Thursday, September 28, 2006

OTHER FEST BETS


September 28, 2006 -- WONDERING where the prestige films have been hiding all year? The industry's been storing them for this moment: the New York Film Festival at Lincoln Center. Last year, it was New York's first chance to see "Good Night, and Good Luck," "Capote" and "The Squid and the Whale," which hauled in a combined 12 Oscar nominations and one win.

After Helen Mirren and director Stephen Frears present tomorrow's opener, "The Queen," actors and filmmakers including Sofia Coppola, Kate Winslet, Kirsten Dunst, Warren Beatty, Pedro Almodóvar and David Lynch will appear to introduce their films and take questions from the audience.

Tickets to most of the 28 films shown at this year's 17-day festival are sold out, but a few last-minute rush tickets will be available at the box offices of the Walter Reade Theater and Alice Tully Hall before each show. (Check filmlinc.com for all showtimes.)

Two major Hollywood productions make their U.S. debuts at the otherwise indie-centered fest. "Little Children," with Winslet and Patrick Wilson as suburban parents who tumble into an adulterous affair, is a solemn, chiaroscuro take on Tom Perrotta's best-selling 2004 comic novel. Look for Winslet to score her fifth Oscar nomination.

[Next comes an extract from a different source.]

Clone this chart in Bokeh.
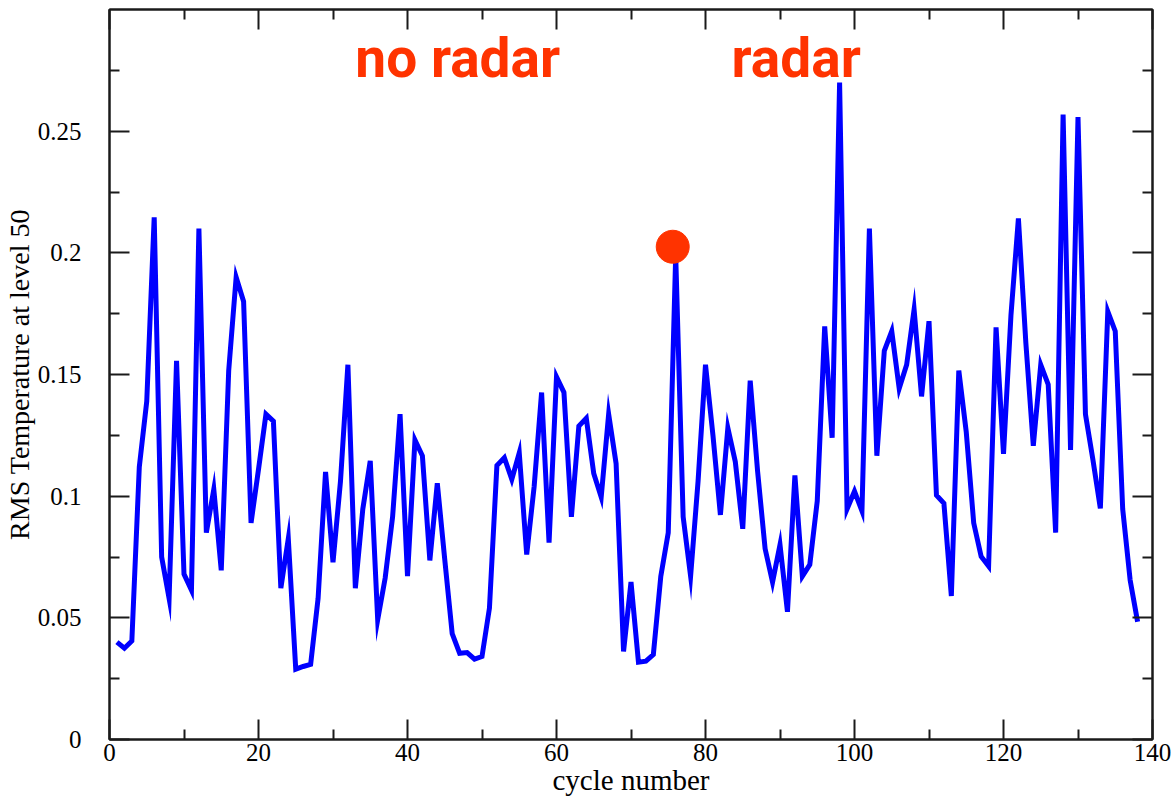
from bokeh.plotting import figure
from bokeh.models import (Range1d, FixedTicker, LinearAxis, ColumnDataSource,
                          CustomLabelingPolicy)
from bokeh.embed import file_html
from bokeh.resources import INLINE
from bokeh.core.properties import value

# ---- data -------------------------------------------------------------
cycles = list(range(1, 139))
rms_temp = [
    0.040, 0.0375, 0.0405, 0.112, 0.139, 0.2146, 0.075, 0.058, 0.1556, 0.068,
    0.0614, 0.210, 0.085, 0.1028, 0.0695, 0.1516, 0.190, 0.180, 0.089, 0.111,
    0.1337, 0.1308, 0.0622, 0.0825, 0.0289, 0.030, 0.0309, 0.058, 0.110, 0.0728,
    0.106, 0.154, 0.0622, 0.0947, 0.1145, 0.0492, 0.0663, 0.0915, 0.1337, 0.0671,
    0.1231, 0.1166, 0.0736, 0.1053, 0.074, 0.0435, 0.0354, 0.0357, 0.033, 0.0341,
    0.054, 0.1126, 0.1158, 0.1069, 0.1178, 0.076, 0.104, 0.1426, 0.0809, 0.149,
    0.1426, 0.0915, 0.1288, 0.132, 0.1093, 0.0996, 0.1337, 0.1134, 0.0362, 0.0647,
    0.0318, 0.0322, 0.0349, 0.0671, 0.085, 0.199, 0.0915, 0.0671, 0.106, 0.154,
    0.125, 0.0923, 0.128, 0.1142, 0.0866, 0.1475, 0.110, 0.0784, 0.0647, 0.080,
    0.0525, 0.1085, 0.0671, 0.0719, 0.098, 0.1698, 0.124, 0.270, 0.0947, 0.102,
    0.0939, 0.210, 0.1166, 0.1597, 0.1678, 0.1443, 0.154, 0.1767, 0.141, 0.1719,
    0.1004, 0.0971, 0.059, 0.1516, 0.1264, 0.089, 0.0752, 0.0712, 0.1694, 0.1174,
    0.1743, 0.2141, 0.163, 0.1207, 0.154, 0.1459, 0.085, 0.2568, 0.119, 0.2558,
    0.1337, 0.115, 0.095, 0.1759, 0.1678, 0.0947, 0.0655, 0.0484,
]

x_ticks = [0, 20, 40, 60, 80, 100, 120, 140]
x_minor_ticks = [10, 30, 50, 70, 90, 110, 130]
x_tick_labels = ["0", "20", "40", "60", "80", "100", "120", "140"]
y_ticks = [0, 0.05, 0.1, 0.15, 0.2, 0.25]
y_minor_ticks = [0.025, 0.075, 0.125, 0.175, 0.225, 0.275]
y_tick_labels = ["0", "0.05", "0.1", "0.15", "0.2", "0.25"]

highlight_cycle = [75.6]
highlight_value = [0.2025]

period_labels = ["no radar", "radar"]
period_label_cycle = [33.0, 83.5]
period_label_value = [0.280, 0.280]

x_title = "cycle number"
y_title = "RMS Temperature at level 50"

# ---- styles -----------------------------------------------------------
SERIF = "Liberation Serif"
RED = "#FF3300"
AXIS_COLOR = "#1a1a1a"

p = figure(
    width=1176, height=806,
    x_range=Range1d(0, 140), y_range=Range1d(0, 0.3),
    output_backend="svg", toolbar_location=None,
    min_border_left=109, min_border_right=24,
    min_border_top=9, min_border_bottom=67,
)
p.background_fill_color = "white"
p.border_fill_color = "white"
p.grid.visible = False
p.outline_line_color = AXIS_COLOR
p.outline_line_width = 2

line_src = ColumnDataSource(dict(x=cycles, y=rms_temp))
p.line("x", "y", source=line_src, line_color="#0000FF", line_width=5,
       line_join="miter")

p.scatter(highlight_cycle, highlight_value, size=33, color=RED,
          line_color=RED)

lab_src = ColumnDataSource(dict(x=period_label_cycle, y=period_label_value,
                                t=period_labels))
p.text("x", "y", text="t", source=lab_src, text_color=RED,
       text_font=value("Roboto"), text_font_style="bold",
       text_font_size="55px", text_align="left", text_baseline="alphabetic")

NO_LABELS = CustomLabelingPolicy(
    code="for (const i of Array.from(indices)) indices.unset(i); return indices")


def style_axis(ax, ticks, minor, labels=None, show_labels=True):
    ax.ticker = FixedTicker(ticks=ticks, minor_ticks=minor)
    ax.axis_line_color = AXIS_COLOR
    ax.axis_line_width = 2
    ax.major_tick_line_color = AXIS_COLOR
    ax.minor_tick_line_color = AXIS_COLOR
    ax.major_tick_line_width = 2
    ax.minor_tick_line_width = 2
    ax.major_tick_in = 20
    ax.major_tick_out = 0
    ax.minor_tick_in = 10
    ax.minor_tick_out = 0
    if show_labels:
        ax.major_label_overrides = {t: l for t, l in zip(ticks, labels)}
        ax.major_label_text_font = SERIF
        ax.major_label_text_font_size = "25px"
        ax.major_label_text_color = "black"
        ax.axis_label_text_font = SERIF
        ax.axis_label_text_font_style = "normal"
        ax.axis_label_text_color = "black"
    else:
        ax.major_label_policy = NO_LABELS
        ax.major_label_text_font_size = "0px"
        ax.major_label_standoff = 0


xa = p.xaxis[0]
style_axis(xa, x_ticks, x_minor_ticks, x_tick_labels)
xa.axis_label = x_title
xa.axis_label_text_font_size = "29px"
xa.major_label_standoff = 4
xa.axis_label_standoff = 0

ya = p.yaxis[0]
style_axis(ya, y_ticks, y_minor_ticks, y_tick_labels)
ya.axis_label = y_title
ya.axis_label_text_font_size = "28px"
ya.major_label_standoff = 28
ya.axis_label_standoff = 0

top_ax = LinearAxis()
style_axis(top_ax, x_ticks, x_minor_ticks, show_labels=False)
p.add_layout(top_ax, "above")

right_ax = LinearAxis()
style_axis(right_ax, y_ticks, y_minor_ticks, show_labels=False)
p.add_layout(right_ax, "right")

open("out.html", "w").write(file_html(p, INLINE))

Coppola brings in her third film, "Marie Antoinette." The irreverent MTV-styled follow-up to "Lost in Translation" was booed at the Cannes Film Festival for using '80s pop-punk songs like "I Want Candy" to illustrate an otherwise fairly accurate retelling of the story of the doomed queen of France.

The Oct. 7-8 Centerpiece film features one of Mirren's likely rivals for Best Actress, Penelope Cruz in "Volver," who will be on hand to discuss Almodóvar's supernatural murder tale about three generations of women.